**Task objective:**
Output the material below unchanged, apart from leaving out the pictures.

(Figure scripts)
------------------------------------------------------------

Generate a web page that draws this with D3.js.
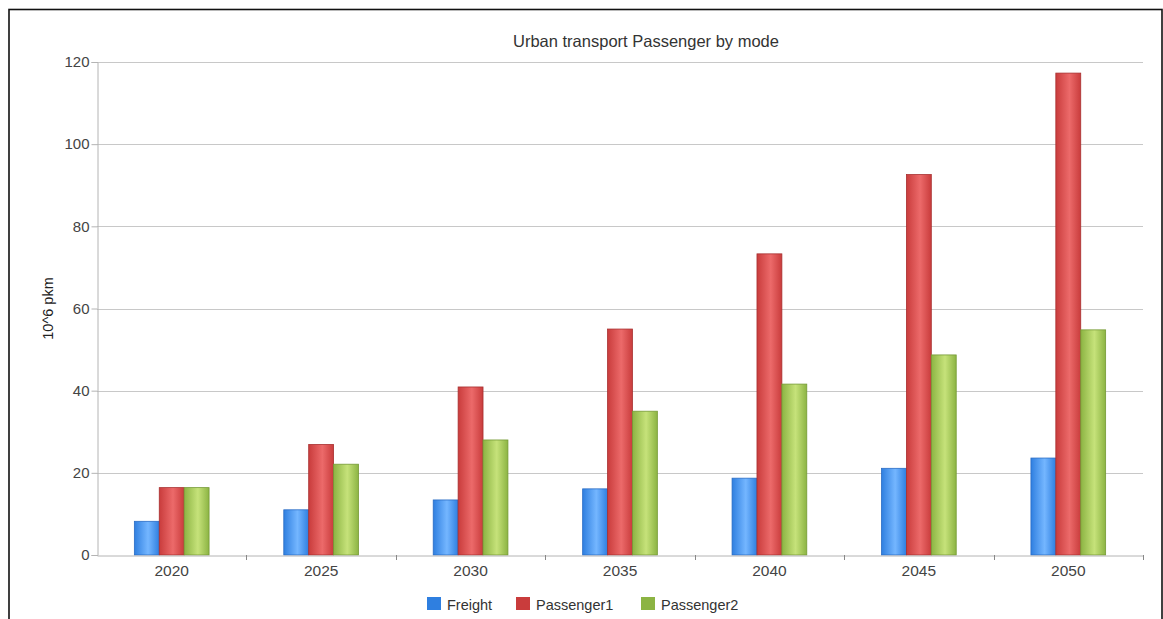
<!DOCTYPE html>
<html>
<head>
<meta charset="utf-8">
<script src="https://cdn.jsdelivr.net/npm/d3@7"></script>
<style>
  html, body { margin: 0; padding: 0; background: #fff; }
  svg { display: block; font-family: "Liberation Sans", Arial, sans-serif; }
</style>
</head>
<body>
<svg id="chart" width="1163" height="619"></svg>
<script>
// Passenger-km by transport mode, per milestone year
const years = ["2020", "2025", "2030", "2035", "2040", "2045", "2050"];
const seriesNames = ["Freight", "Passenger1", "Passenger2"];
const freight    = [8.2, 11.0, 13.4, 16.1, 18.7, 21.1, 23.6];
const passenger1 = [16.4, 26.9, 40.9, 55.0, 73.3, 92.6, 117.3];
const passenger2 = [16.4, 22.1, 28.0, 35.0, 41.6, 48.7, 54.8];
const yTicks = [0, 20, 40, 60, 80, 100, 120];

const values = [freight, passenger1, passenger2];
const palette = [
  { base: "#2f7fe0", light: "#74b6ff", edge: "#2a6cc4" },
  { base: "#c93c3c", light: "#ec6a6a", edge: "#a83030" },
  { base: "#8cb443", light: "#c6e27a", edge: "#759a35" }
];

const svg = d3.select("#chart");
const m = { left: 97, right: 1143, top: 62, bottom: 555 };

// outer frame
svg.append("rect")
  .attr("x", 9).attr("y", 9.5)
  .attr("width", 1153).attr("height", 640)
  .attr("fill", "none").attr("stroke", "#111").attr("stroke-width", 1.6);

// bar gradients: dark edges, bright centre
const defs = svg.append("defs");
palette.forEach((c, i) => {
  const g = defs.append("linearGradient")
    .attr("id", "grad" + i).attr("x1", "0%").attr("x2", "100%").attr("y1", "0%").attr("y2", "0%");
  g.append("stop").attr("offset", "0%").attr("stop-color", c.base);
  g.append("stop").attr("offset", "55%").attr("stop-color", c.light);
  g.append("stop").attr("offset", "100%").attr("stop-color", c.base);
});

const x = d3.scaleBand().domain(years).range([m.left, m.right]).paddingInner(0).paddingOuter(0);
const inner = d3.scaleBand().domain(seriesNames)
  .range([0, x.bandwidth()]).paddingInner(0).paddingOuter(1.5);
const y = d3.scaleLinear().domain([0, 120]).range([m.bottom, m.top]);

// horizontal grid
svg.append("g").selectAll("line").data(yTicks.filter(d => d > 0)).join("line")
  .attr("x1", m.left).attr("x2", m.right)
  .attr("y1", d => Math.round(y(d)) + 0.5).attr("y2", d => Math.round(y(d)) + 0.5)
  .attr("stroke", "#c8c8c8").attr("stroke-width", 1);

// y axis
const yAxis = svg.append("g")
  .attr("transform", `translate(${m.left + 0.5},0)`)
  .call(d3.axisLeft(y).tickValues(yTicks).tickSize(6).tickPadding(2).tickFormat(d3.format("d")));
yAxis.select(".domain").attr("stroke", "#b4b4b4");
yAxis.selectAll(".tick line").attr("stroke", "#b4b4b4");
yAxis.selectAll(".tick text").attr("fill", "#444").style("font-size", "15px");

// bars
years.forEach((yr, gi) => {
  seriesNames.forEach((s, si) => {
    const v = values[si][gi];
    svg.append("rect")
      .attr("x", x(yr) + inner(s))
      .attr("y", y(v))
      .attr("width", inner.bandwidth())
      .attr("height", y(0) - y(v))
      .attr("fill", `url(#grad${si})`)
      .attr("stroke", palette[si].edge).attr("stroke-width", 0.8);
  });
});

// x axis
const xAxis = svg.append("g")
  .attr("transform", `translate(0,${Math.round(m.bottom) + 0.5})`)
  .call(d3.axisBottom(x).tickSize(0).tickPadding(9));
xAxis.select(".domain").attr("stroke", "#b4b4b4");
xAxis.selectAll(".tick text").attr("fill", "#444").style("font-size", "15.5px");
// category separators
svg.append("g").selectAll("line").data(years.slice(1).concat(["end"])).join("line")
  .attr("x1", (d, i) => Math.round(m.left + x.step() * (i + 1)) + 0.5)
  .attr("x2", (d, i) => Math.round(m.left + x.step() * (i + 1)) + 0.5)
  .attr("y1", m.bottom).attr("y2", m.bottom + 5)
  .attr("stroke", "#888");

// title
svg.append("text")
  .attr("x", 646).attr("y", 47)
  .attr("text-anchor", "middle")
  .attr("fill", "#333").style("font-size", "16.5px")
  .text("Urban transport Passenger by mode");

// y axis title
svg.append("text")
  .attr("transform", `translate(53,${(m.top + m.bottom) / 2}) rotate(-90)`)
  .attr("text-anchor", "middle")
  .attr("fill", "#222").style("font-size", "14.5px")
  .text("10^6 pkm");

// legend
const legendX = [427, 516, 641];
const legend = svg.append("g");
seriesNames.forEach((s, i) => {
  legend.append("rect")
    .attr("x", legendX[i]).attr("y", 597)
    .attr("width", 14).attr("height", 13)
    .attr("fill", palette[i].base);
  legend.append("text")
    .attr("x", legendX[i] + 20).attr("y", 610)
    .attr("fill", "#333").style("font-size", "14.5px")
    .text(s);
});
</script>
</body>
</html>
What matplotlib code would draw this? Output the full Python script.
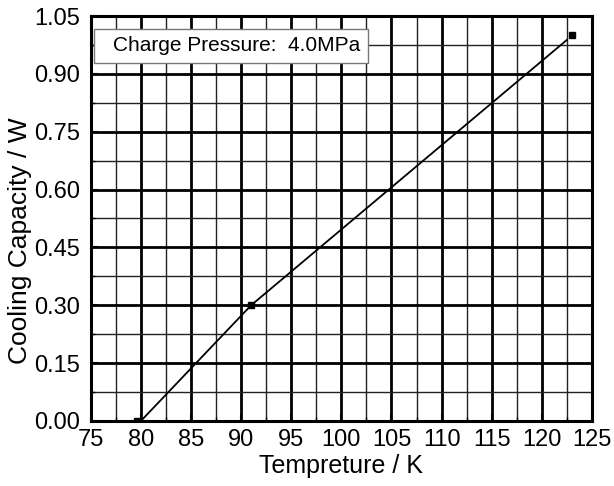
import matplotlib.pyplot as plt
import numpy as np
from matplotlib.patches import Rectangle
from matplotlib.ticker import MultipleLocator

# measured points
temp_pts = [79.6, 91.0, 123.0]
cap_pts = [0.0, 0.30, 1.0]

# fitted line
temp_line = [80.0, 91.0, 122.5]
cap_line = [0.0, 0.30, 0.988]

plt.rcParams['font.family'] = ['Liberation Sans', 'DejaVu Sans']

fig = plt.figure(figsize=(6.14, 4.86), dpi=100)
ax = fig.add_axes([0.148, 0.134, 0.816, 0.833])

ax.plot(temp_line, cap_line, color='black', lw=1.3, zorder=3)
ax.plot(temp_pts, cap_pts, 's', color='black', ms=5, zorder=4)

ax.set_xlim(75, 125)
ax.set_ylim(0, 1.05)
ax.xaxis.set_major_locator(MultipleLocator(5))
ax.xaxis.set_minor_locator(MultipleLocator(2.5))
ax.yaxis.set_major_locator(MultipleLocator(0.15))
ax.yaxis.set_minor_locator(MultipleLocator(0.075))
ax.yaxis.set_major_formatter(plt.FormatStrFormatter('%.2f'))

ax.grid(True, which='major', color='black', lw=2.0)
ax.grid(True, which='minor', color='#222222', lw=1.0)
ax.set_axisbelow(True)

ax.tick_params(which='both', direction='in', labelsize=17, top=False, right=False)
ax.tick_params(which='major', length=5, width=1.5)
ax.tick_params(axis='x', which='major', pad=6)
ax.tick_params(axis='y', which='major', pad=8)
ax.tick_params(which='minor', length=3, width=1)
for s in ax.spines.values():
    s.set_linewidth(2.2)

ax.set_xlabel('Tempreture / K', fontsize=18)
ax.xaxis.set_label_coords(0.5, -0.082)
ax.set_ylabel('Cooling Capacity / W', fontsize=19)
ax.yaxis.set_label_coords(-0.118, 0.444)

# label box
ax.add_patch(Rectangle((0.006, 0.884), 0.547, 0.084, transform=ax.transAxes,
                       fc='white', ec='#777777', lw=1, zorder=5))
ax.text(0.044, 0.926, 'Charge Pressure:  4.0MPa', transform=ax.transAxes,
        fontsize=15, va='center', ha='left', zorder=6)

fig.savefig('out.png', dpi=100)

------------------------------------------------------------

**Exercise output:**
Generate a web page that draws this with D3.js.
<!DOCTYPE html>
<html>
<head>
<meta charset="utf-8">
<script src="https://cdn.jsdelivr.net/npm/d3@7"></script>
<style>
  html, body { margin: 0; padding: 0; background: #fff; }
  svg { display: block; font-family: "Liberation Sans", Arial, sans-serif; }
</style>
</head>
<body>
<svg id="chart" width="1163" height="619"></svg>
<script>
// Passenger-km by transport mode, per milestone year
const years = ["2020", "2025", "2030", "2035", "2040", "2045", "2050"];
const seriesNames = ["Freight", "Passenger1", "Passenger2"];
const freight    = [8.2, 11.0, 13.4, 16.1, 18.7, 21.1, 23.6];
const passenger1 = [16.4, 26.9, 40.9, 55.0, 73.3, 92.6, 117.3];
const passenger2 = [16.4, 22.1, 28.0, 35.0, 41.6, 48.7, 54.8];
const yTicks = [0, 20, 40, 60, 80, 100, 120];

const values = [freight, passenger1, passenger2];
const palette = [
  { base: "#2f7fe0", light: "#74b6ff", edge: "#2a6cc4" },
  { base: "#c93c3c", light: "#ec6a6a", edge: "#a83030" },
  { base: "#8cb443", light: "#c6e27a", edge: "#759a35" }
];

const svg = d3.select("#chart");
const m = { left: 97, right: 1143, top: 62, bottom: 555 };

// outer frame
svg.append("rect")
  .attr("x", 9).attr("y", 9.5)
  .attr("width", 1153).attr("height", 640)
  .attr("fill", "none").attr("stroke", "#111").attr("stroke-width", 1.6);

// bar gradients: dark edges, bright centre
const defs = svg.append("defs");
palette.forEach((c, i) => {
  const g = defs.append("linearGradient")
    .attr("id", "grad" + i).attr("x1", "0%").attr("x2", "100%").attr("y1", "0%").attr("y2", "0%");
  g.append("stop").attr("offset", "0%").attr("stop-color", c.base);
  g.append("stop").attr("offset", "55%").attr("stop-color", c.light);
  g.append("stop").attr("offset", "100%").attr("stop-color", c.base);
});

const x = d3.scaleBand().domain(years).range([m.left, m.right]).paddingInner(0).paddingOuter(0);
const inner = d3.scaleBand().domain(seriesNames)
  .range([0, x.bandwidth()]).paddingInner(0).paddingOuter(1.5);
const y = d3.scaleLinear().domain([0, 120]).range([m.bottom, m.top]);

// horizontal grid
svg.append("g").selectAll("line").data(yTicks.filter(d => d > 0)).join("line")
  .attr("x1", m.left).attr("x2", m.right)
  .attr("y1", d => Math.round(y(d)) + 0.5).attr("y2", d => Math.round(y(d)) + 0.5)
  .attr("stroke", "#c8c8c8").attr("stroke-width", 1);

// y axis
const yAxis = svg.append("g")
  .attr("transform", `translate(${m.left + 0.5},0)`)
  .call(d3.axisLeft(y).tickValues(yTicks).tickSize(6).tickPadding(2).tickFormat(d3.format("d")));
yAxis.select(".domain").attr("stroke", "#b4b4b4");
yAxis.selectAll(".tick line").attr("stroke", "#b4b4b4");
yAxis.selectAll(".tick text").attr("fill", "#444").style("font-size", "15px");

// bars
years.forEach((yr, gi) => {
  seriesNames.forEach((s, si) => {
    const v = values[si][gi];
    svg.append("rect")
      .attr("x", x(yr) + inner(s))
      .attr("y", y(v))
      .attr("width", inner.bandwidth())
      .attr("height", y(0) - y(v))
      .attr("fill", `url(#grad${si})`)
      .attr("stroke", palette[si].edge).attr("stroke-width", 0.8);
  });
});

// x axis
const xAxis = svg.append("g")
  .attr("transform", `translate(0,${Math.round(m.bottom) + 0.5})`)
  .call(d3.axisBottom(x).tickSize(0).tickPadding(9));
xAxis.select(".domain").attr("stroke", "#b4b4b4");
xAxis.selectAll(".tick text").attr("fill", "#444").style("font-size", "15.5px");
// category separators
svg.append("g").selectAll("line").data(years.slice(1).concat(["end"])).join("line")
  .attr("x1", (d, i) => Math.round(m.left + x.step() * (i + 1)) + 0.5)
  .attr("x2", (d, i) => Math.round(m.left + x.step() * (i + 1)) + 0.5)
  .attr("y1", m.bottom).attr("y2", m.bottom + 5)
  .attr("stroke", "#888");

// title
svg.append("text")
  .attr("x", 646).attr("y", 47)
  .attr("text-anchor", "middle")
  .attr("fill", "#333").style("font-size", "16.5px")
  .text("Urban transport Passenger by mode");

// y axis title
svg.append("text")
  .attr("transform", `translate(53,${(m.top + m.bottom) / 2}) rotate(-90)`)
  .attr("text-anchor", "middle")
  .attr("fill", "#222").style("font-size", "14.5px")
  .text("10^6 pkm");

// legend
const legendX = [427, 516, 641];
const legend = svg.append("g");
seriesNames.forEach((s, i) => {
  legend.append("rect")
    .attr("x", legendX[i]).attr("y", 597)
    .attr("width", 14).attr("height", 13)
    .attr("fill", palette[i].base);
  legend.append("text")
    .attr("x", legendX[i] + 20).attr("y", 610)
    .attr("fill", "#333").style("font-size", "14.5px")
    .text(s);
});
</script>
</body>
</html>
What matplotlib code would draw this? Output the full Python script.
import matplotlib.pyplot as plt
import numpy as np
from matplotlib.patches import Rectangle
from matplotlib.ticker import MultipleLocator

# measured points
temp_pts = [79.6, 91.0, 123.0]
cap_pts = [0.0, 0.30, 1.0]

# fitted line
temp_line = [80.0, 91.0, 122.5]
cap_line = [0.0, 0.30, 0.988]

plt.rcParams['font.family'] = ['Liberation Sans', 'DejaVu Sans']

fig = plt.figure(figsize=(6.14, 4.86), dpi=100)
ax = fig.add_axes([0.148, 0.134, 0.816, 0.833])

ax.plot(temp_line, cap_line, color='black', lw=1.3, zorder=3)
ax.plot(temp_pts, cap_pts, 's', color='black', ms=5, zorder=4)

ax.set_xlim(75, 125)
ax.set_ylim(0, 1.05)
ax.xaxis.set_major_locator(MultipleLocator(5))
ax.xaxis.set_minor_locator(MultipleLocator(2.5))
ax.yaxis.set_major_locator(MultipleLocator(0.15))
ax.yaxis.set_minor_locator(MultipleLocator(0.075))
ax.yaxis.set_major_formatter(plt.FormatStrFormatter('%.2f'))

ax.grid(True, which='major', color='black', lw=2.0)
ax.grid(True, which='minor', color='#222222', lw=1.0)
ax.set_axisbelow(True)

ax.tick_params(which='both', direction='in', labelsize=17, top=False, right=False)
ax.tick_params(which='major', length=5, width=1.5)
ax.tick_params(axis='x', which='major', pad=6)
ax.tick_params(axis='y', which='major', pad=8)
ax.tick_params(which='minor', length=3, width=1)
for s in ax.spines.values():
    s.set_linewidth(2.2)

ax.set_xlabel('Tempreture / K', fontsize=18)
ax.xaxis.set_label_coords(0.5, -0.082)
ax.set_ylabel('Cooling Capacity / W', fontsize=19)
ax.yaxis.set_label_coords(-0.118, 0.444)

# label box
ax.add_patch(Rectangle((0.006, 0.884), 0.547, 0.084, transform=ax.transAxes,
                       fc='white', ec='#777777', lw=1, zorder=5))
ax.text(0.044, 0.926, 'Charge Pressure:  4.0MPa', transform=ax.transAxes,
        fontsize=15, va='center', ha='left', zorder=6)

fig.savefig('out.png', dpi=100)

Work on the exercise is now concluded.